1) Where Are We?—“External Shocks,” the Business Cycle and Prospects for the U.S. and Global Economies; 2) Why and How Did We Get Here? 3) Where Going? 4) Risks—“Financial Crisis” in the Making?

External Shocks and the Business Cycle—COVID-19, “Bust-Boom,” and the Two-Sided Demand- and Supply-Side Inflation Shock

In early 2020 a huge and unforeseen “External Shock,” COVID-19 and a subsequent Pandemic shut down the U.S. economy, bringing unexpected consequences and hugely disruptive effects that still are disrupting the U.S. and Global economies, financial markets and economic prospects—changing the nature of what might have been, and is.
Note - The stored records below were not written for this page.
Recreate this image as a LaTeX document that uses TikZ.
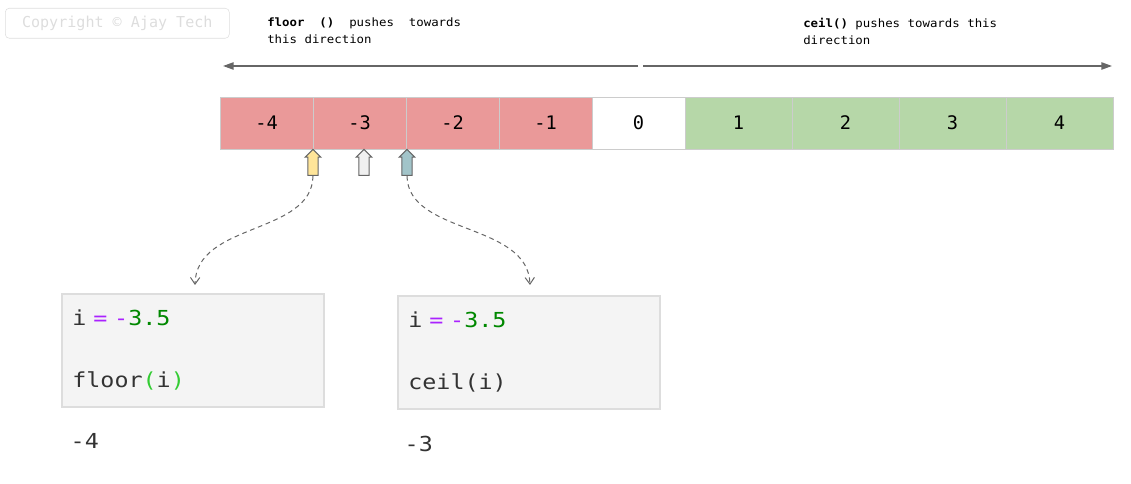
\documentclass[tikz,border=0pt]{standalone}
\usepackage{fontspec}
\setmonofont{DejaVu Sans Mono}
\newfontfamily\codefamily[FakeStretch=1.13]{DejaVu Sans Mono}
\newfontfamily\hintfamily[FakeStretch=1.08]{DejaVu Sans Mono}
\usepackage{xcolor}
\usetikzlibrary{shapes.arrows,arrows.meta,positioning}
\definecolor{negfill}{HTML}{EA9999}
\definecolor{posfill}{HTML}{B6D7A8}
\definecolor{cellline}{HTML}{CCCCCC}
\definecolor{axisgrey}{HTML}{666666}
\definecolor{floorfill}{HTML}{FFE599}
\definecolor{midfill}{HTML}{F0F0F0}
\definecolor{ceilfill}{HTML}{A2C4C9}
\definecolor{codebg}{HTML}{F4F4F4}
\definecolor{codeline}{HTML}{DDDDDD}
\definecolor{oppurple}{HTML}{AA22FF}
\definecolor{numgreen}{HTML}{008800}
\definecolor{parengreen}{HTML}{33CC33}
\definecolor{codeink}{HTML}{333333}
\newcommand{\codefont}{\codefamily\fontsize{15.5}{46.5}\selectfont}

\begin{document}
\begin{tikzpicture}[x=0.75pt,y=-0.75pt,
    numcell/.style={rectangle, draw=cellline, minimum height=39pt, inner sep=0pt,
        outer sep=0pt, font=\ttfamily\fontsize{14}{16}\selectfont},
    negcell/.style={numcell, fill=negfill, minimum width=69.75pt},
    zerocell/.style={numcell, fill=white, minimum width=69.75pt},
    poscell/.style={numcell, fill=posfill, minimum width=80.25pt},
    marker/.style={single arrow, draw=axisgrey, line width=0.8pt, rotate=90,
        minimum height=19.5pt, minimum width=10pt, single arrow head extend=2pt,
        inner sep=3.4pt},
    codebox/.style={rectangle, draw=codeline, line width=1.5pt, fill=codebg,
        anchor=north west, minimum width=196.5pt, minimum height=84.75pt,
        inner xsep=7.5pt, text width=181pt, align=left, font=\codefont, text=codeink},
    hint/.style={anchor=north west, align=left, inner sep=0pt,
        font=\hintfamily\fontsize{8.6}{12.75}\selectfont},
    pushline/.style={axisgrey, line width=1.1pt, -{Triangle[length=8pt,width=5.5pt]}},
    pick/.style={axisgrey, dash pattern=on 3.5pt off 2.8pt, line width=0.75pt,
        -{Straight Barb[length=5pt,width=7pt]}},
    >=Stealth
]
\useasboundingbox (0,0) rectangle (1131,484);

% watermark
\node[draw=codeline, rounded corners=3pt, anchor=north west, minimum width=168pt,
    minimum height=22.5pt, text=codeline, font=\ttfamily\fontsize{11.3}{13}\selectfont]
    (mark) at (5,8) {Copyright © Ajay Tech};

% direction hints
\node[hint] (floorhint) at (267,18) {\textbf{floor}\ \ \textbf{()}\ \ pushes\ \ towards\\this direction};
\node[hint] (ceilhint) at (803,18) {\textbf{ceil()} pushes towards this\\direction};
\coordinate (mid left) at (638,66);
\coordinate (far left) at (223,66);
\coordinate (mid right) at (643,66);
\coordinate (far right) at (1112,66);
\draw[pushline] (mid left) -- (far left);
\draw[pushline] (mid right) -- (far right);

% number line
\node[negcell, anchor=north west] (cm4) at (220,97) {-4};
\node[negcell, right=0pt of cm4] (cm3) {-3};
\node[negcell, right=0pt of cm3] (cm2) {-2};
\node[negcell, right=0pt of cm2] (cm1) {-1};
\node[zerocell, right=0pt of cm1] (c0) {0};
\node[poscell, right=0pt of c0] (c1) {1};
\node[poscell, right=0pt of c1] (c2) {2};
\node[poscell, right=0pt of c2] (c3) {3};
\node[poscell, right=0pt of c3] (c4) {4};

% markers under the line
\node[marker, fill=floorfill] (floormark) at (313,165) {};
\node[marker, fill=midfill] (valmark) at (364,165) {};
\node[marker, fill=ceilfill] (ceilmark) at (407,165) {};

% code boxes
\node[codebox] (floorbox) at (61,293)
    {i \textcolor{oppurple}{= -}\textcolor{numgreen}{3.5}\\floor\textcolor{parengreen}{(}i\textcolor{parengreen}{)}};
\node[codebox] (ceilbox) at (397,295)
    {i \textcolor{oppurple}{= -}\textcolor{numgreen}{3.5}\\ceil(i)};
\node[anchor=west, text=codeink, font=\codefamily\fontsize{15.5}{18}\selectfont] (floorout) at (66,441) {-4};
\node[anchor=west, text=codeink, font=\codefamily\fontsize{15.5}{18}\selectfont] (ceilout) at (400,444) {-3};

% dashed pointers
\coordinate (floortip) at (195,285);
\coordinate (ceiltip) at (530,285);
\draw[pick] (floormark.west) .. controls (312,235) and (196,222) .. (floortip);
\draw[pick] (ceilmark.west) .. controls (408,235) and (528,222) .. (ceiltip);
\end{tikzpicture}
\end{document}
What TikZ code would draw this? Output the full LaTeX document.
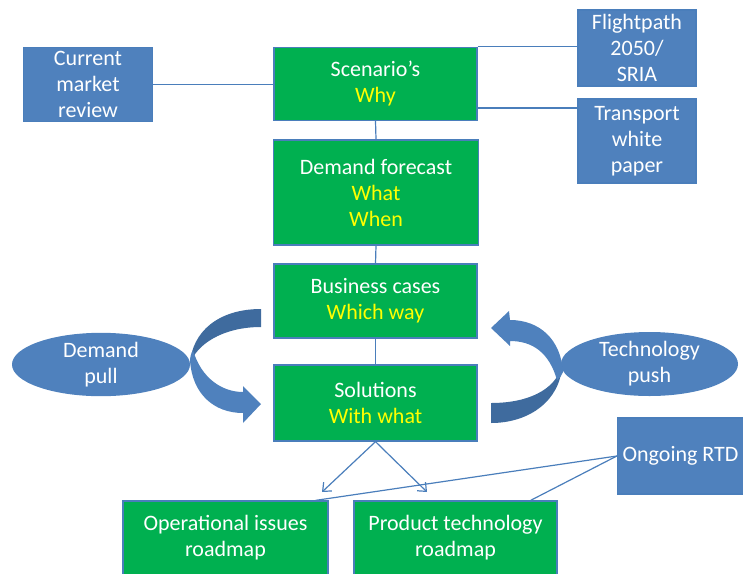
\documentclass[tikz,border=0pt]{standalone}
\usepackage{fontspec}
\setmainfont{Carlito}
\usetikzlibrary{arrows.meta}
\definecolor{bxgreen}{HTML}{00B050}
\definecolor{bxblue}{HTML}{4F81BD}
\definecolor{bxedge}{HTML}{4A7EBB}
\definecolor{bxdark}{HTML}{3F6B9E}
\definecolor{txyel}{HTML}{FFFF00}
\tikzset{
  base/.style={draw=bxedge, line width=1.3pt, text=white, align=center, inner sep=0pt,
    font=\fontsize{22}{26}\selectfont},
  gbox/.style={base, fill=bxgreen},
  bbox/.style={base, fill=bxblue},
  ebox/.style={base, fill=bxblue, ellipse, draw=none},
  conn/.style={draw=bxedge, line width=1.2pt},
  arr/.style={conn, -{Straight Barb[length=7pt,width=12pt,line width=1.2pt]}},
  yl/.style={text=txyel}
}
\usetikzlibrary{shapes.geometric}
\begin{document}
\begin{tikzpicture}[x=1pt,y=-1pt]
\useasboundingbox (0,0) rectangle (743,573);
\clip (0,0) rectangle (743,573);
% nodes
\node[bbox, minimum width=129pt, minimum height=74pt] (cmr) at (88,84.5) {Current\\market\\review};
\node[gbox, minimum width=203pt, minimum height=73pt] (scen) at (375.5,84) {Scenario’s\\\textcolor{txyel}{Why}};
\node[bbox, minimum width=118pt, minimum height=76pt] (flight) at (637,48) {Flightpath\\2050/\\SRIA};
\node[bbox, minimum width=118pt, minimum height=84pt] (trans) at (637,141) {Transport\\white\\paper};
\node[gbox, minimum width=205pt, minimum height=105pt] (dem) at (376,192.5) {Demand forecast\\\textcolor{txyel}{What}\\\textcolor{txyel}{When}};
\node[gbox, minimum width=203pt, minimum height=74pt] (bus) at (375.5,301) {Business cases\\\textcolor{txyel}{Which way}};
\node[gbox, minimum width=203pt, minimum height=76pt] (sol) at (375.5,403) {Solutions\\\textcolor{txyel}{With what}};
\node[ebox, minimum width=178pt, minimum height=63pt] (dpull) at (101,364.5) {Demand\\pull};
\node[ebox, minimum width=177pt, minimum height=64pt] (tpush) at (649.5,364) {Technology\\push};
\node[bbox, minimum width=126pt, minimum height=76pt] (rtd) at (680.5,456) {Ongoing RTD};
\node[gbox, minimum width=205pt, minimum height=74pt] (opr) at (225.5,538) {Operational issues\\roadmap};
\node[gbox, minimum width=203pt, minimum height=74pt] (prd) at (455.5,538) {Product technology\\roadmap};
% connectors
\draw[conn] (cmr.east) -- (cmr.east -| scen.west);
\draw[conn] (scen.north east) -- (scen.north east -| flight.west);
\draw[conn] ([yshift=-24pt]scen.east) coordinate (t1) -- (t1 -| trans.west);
\draw[conn] (scen.south) -- (dem.north);
\draw[conn] (dem.south) -- (bus.north);
\draw[conn] (bus.south) -- (sol.north);
\coordinate (a1) at (322,492);
\coordinate (a2) at (427,492);
\draw[arr] (sol.south) -- (a1);
\draw[arr] (sol.south) -- (a2);
\draw[conn] (rtd.west) -- ([xshift=-13pt]opr.north east);
\draw[conn] (rtd.west) -- ([xshift=-27pt]prd.north east);
% curved arrow left (demand pull)
\fill[bxdark] (261,309) .. controls (218,309) and (192,332) .. (190,364)
  .. controls (196,345) and (222,327) .. (261,327) -- cycle;
\fill[bxblue] (190,360) .. controls (192,394) and (214,413) .. (243,413)
  -- (243,423) -- (261,404) -- (243,386) -- (243,392)
  .. controls (222,392) and (201,378) .. (193,350)
  .. controls (191,354) and (190,357) .. (190,360) -- cycle;
% curved arrow right (technology push)
\fill[bxdark] (491,423) .. controls (530,423) and (560,400) .. (562,366)
  .. controls (555,390) and (528,403) .. (491,403) -- cycle;
\fill[bxblue] (563,372) .. controls (561,340) and (540,320) .. (510,320)
  -- (509,311) -- (491,328) -- (510,346) -- (510,341)
  .. controls (532,341) and (549,352) .. (557,380)
  .. controls (560,378) and (562,375) .. (563,372) -- cycle;
\end{tikzpicture}
\end{document}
Public Health and innovative pharmaceutical and medical responses to the Shock; Unleashed Pentup Demands on Reopenings of the economy; Monetary and Fiscal Policy stimulus; changes in the behavior of households and businesses, financial markets and financial institutions; and disruptions of all kinds that otherwise would not have occurred made for unexpected, unprecedented effects in the U.S. and elsewhere—a big downturn for the U.S. economy, big rebound and big upturn. Ultra-Easy Monetary Policy and Massively Stimulative Fiscal Policy, unwittingly overdone; unleashing of Pentup Demands; and an unexpected Boom after a Bust produced a large and mostly Demand-Pull surge of inflation, “permanent” in nature, and a volatile financial, business and investment climate. The Shock and subsequent Russia/Ukraine War were external to the business cycle, clear and most notable in scope, wide sweep, the illnesses and millions of deaths so tragic in the U.S. and World, perhaps as big as the External Shocks of W.W.II and the 1917-18 smallpox Pandemic.